==== GIVEN INFORMATION

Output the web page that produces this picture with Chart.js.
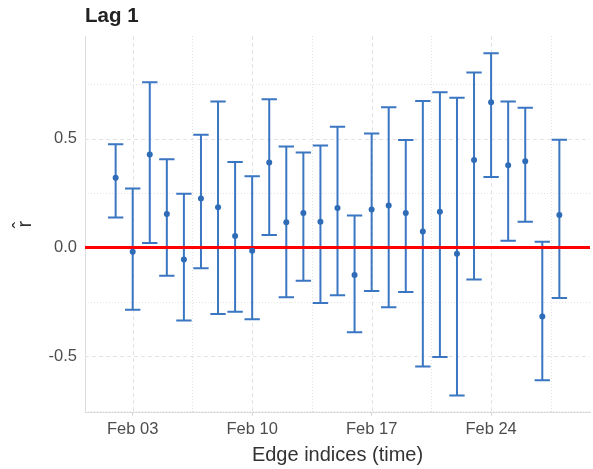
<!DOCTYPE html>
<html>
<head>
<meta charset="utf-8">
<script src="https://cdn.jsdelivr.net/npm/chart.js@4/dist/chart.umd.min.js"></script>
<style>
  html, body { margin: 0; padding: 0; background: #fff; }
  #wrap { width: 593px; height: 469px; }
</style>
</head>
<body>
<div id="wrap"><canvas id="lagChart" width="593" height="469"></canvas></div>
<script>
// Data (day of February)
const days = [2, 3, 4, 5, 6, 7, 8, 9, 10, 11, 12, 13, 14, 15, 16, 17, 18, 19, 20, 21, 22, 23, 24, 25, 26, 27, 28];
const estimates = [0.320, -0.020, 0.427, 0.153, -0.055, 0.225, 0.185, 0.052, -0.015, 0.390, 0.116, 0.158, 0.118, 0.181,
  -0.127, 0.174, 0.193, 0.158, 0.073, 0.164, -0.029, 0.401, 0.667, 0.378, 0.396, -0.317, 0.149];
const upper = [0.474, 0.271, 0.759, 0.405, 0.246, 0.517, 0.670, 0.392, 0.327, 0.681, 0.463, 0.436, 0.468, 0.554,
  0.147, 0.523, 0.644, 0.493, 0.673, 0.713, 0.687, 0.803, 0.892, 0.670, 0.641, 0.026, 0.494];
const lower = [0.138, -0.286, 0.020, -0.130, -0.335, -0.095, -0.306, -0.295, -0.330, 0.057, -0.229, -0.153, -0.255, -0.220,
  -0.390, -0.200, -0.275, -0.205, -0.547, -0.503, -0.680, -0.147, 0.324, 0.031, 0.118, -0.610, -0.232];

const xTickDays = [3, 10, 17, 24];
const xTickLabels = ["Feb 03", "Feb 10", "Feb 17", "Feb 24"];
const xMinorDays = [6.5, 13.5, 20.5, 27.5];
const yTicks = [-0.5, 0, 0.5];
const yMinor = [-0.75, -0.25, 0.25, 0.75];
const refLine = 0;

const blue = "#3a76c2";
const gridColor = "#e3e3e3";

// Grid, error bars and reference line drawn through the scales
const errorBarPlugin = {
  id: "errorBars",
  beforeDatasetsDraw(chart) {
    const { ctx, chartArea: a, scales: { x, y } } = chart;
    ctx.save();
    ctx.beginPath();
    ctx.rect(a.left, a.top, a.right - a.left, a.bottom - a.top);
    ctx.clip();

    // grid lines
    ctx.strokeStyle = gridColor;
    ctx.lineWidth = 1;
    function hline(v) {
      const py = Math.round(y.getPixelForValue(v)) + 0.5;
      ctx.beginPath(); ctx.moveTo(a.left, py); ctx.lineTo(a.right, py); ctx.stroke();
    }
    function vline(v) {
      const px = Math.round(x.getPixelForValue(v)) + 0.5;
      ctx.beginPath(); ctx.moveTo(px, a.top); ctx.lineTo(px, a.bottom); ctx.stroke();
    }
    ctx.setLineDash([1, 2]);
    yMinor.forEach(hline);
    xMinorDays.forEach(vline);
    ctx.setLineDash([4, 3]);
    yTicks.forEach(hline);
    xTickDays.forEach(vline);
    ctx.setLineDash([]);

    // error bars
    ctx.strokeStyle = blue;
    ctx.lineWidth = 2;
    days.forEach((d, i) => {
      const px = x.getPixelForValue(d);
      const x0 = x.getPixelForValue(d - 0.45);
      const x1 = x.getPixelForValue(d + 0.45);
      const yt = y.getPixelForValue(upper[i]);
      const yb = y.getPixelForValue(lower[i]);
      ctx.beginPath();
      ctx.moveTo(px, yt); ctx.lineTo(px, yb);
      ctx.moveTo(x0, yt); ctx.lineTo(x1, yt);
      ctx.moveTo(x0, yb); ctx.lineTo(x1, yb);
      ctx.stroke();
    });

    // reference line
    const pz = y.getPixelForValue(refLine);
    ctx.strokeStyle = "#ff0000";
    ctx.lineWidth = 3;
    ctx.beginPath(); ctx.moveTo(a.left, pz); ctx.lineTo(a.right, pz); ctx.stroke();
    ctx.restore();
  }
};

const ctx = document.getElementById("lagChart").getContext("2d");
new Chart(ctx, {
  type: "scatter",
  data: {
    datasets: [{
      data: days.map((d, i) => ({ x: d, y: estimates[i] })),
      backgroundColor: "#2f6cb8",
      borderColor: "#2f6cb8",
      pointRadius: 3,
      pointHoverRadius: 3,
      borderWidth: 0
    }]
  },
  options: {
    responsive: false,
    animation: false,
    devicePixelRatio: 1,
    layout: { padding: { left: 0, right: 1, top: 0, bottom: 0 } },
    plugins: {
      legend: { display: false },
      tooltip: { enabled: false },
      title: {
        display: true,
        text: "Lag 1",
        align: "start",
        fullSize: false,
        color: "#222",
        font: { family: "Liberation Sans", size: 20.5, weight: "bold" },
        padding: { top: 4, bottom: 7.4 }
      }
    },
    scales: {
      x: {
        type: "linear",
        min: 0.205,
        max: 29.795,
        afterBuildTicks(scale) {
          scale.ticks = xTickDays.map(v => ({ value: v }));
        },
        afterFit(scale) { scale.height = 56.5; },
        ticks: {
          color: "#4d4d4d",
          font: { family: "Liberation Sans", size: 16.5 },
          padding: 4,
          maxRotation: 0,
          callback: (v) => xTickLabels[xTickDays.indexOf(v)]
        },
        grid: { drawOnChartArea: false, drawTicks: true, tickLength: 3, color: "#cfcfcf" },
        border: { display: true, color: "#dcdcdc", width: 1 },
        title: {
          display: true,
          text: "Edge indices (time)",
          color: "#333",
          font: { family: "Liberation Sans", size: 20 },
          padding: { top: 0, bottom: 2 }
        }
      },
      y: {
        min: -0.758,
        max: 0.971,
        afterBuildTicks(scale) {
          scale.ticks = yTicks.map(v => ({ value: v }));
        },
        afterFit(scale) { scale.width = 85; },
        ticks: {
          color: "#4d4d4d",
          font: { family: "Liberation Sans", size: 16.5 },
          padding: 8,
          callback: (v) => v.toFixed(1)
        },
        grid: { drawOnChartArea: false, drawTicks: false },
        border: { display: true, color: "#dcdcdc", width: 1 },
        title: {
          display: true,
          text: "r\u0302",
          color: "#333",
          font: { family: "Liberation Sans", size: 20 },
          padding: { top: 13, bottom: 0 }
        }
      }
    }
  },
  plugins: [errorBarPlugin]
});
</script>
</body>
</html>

========

#### [YOUR INSTRUCTIONS]
Starting at the top of the listing above, reproduce each line up to and including the one with "ctx.clip();"; omit the pictures.

#### [PROBLEM SOLUTION]
Output the web page that produces this picture with Chart.js.
<!DOCTYPE html>
<html>
<head>
<meta charset="utf-8">
<script src="https://cdn.jsdelivr.net/npm/chart.js@4/dist/chart.umd.min.js"></script>
<style>
  html, body { margin: 0; padding: 0; background: #fff; }
  #wrap { width: 593px; height: 469px; }
</style>
</head>
<body>
<div id="wrap"><canvas id="lagChart" width="593" height="469"></canvas></div>
<script>
// Data (day of February)
const days = [2, 3, 4, 5, 6, 7, 8, 9, 10, 11, 12, 13, 14, 15, 16, 17, 18, 19, 20, 21, 22, 23, 24, 25, 26, 27, 28];
const estimates = [0.320, -0.020, 0.427, 0.153, -0.055, 0.225, 0.185, 0.052, -0.015, 0.390, 0.116, 0.158, 0.118, 0.181,
  -0.127, 0.174, 0.193, 0.158, 0.073, 0.164, -0.029, 0.401, 0.667, 0.378, 0.396, -0.317, 0.149];
const upper = [0.474, 0.271, 0.759, 0.405, 0.246, 0.517, 0.670, 0.392, 0.327, 0.681, 0.463, 0.436, 0.468, 0.554,
  0.147, 0.523, 0.644, 0.493, 0.673, 0.713, 0.687, 0.803, 0.892, 0.670, 0.641, 0.026, 0.494];
const lower = [0.138, -0.286, 0.020, -0.130, -0.335, -0.095, -0.306, -0.295, -0.330, 0.057, -0.229, -0.153, -0.255, -0.220,
  -0.390, -0.200, -0.275, -0.205, -0.547, -0.503, -0.680, -0.147, 0.324, 0.031, 0.118, -0.610, -0.232];

const xTickDays = [3, 10, 17, 24];
const xTickLabels = ["Feb 03", "Feb 10", "Feb 17", "Feb 24"];
const xMinorDays = [6.5, 13.5, 20.5, 27.5];
const yTicks = [-0.5, 0, 0.5];
const yMinor = [-0.75, -0.25, 0.25, 0.75];
const refLine = 0;

const blue = "#3a76c2";
const gridColor = "#e3e3e3";

// Grid, error bars and reference line drawn through the scales
const errorBarPlugin = {
  id: "errorBars",
  beforeDatasetsDraw(chart) {
    const { ctx, chartArea: a, scales: { x, y } } = chart;
    ctx.save();
    ctx.beginPath();
    ctx.rect(a.left, a.top, a.right - a.left, a.bottom - a.top);
    ctx.clip();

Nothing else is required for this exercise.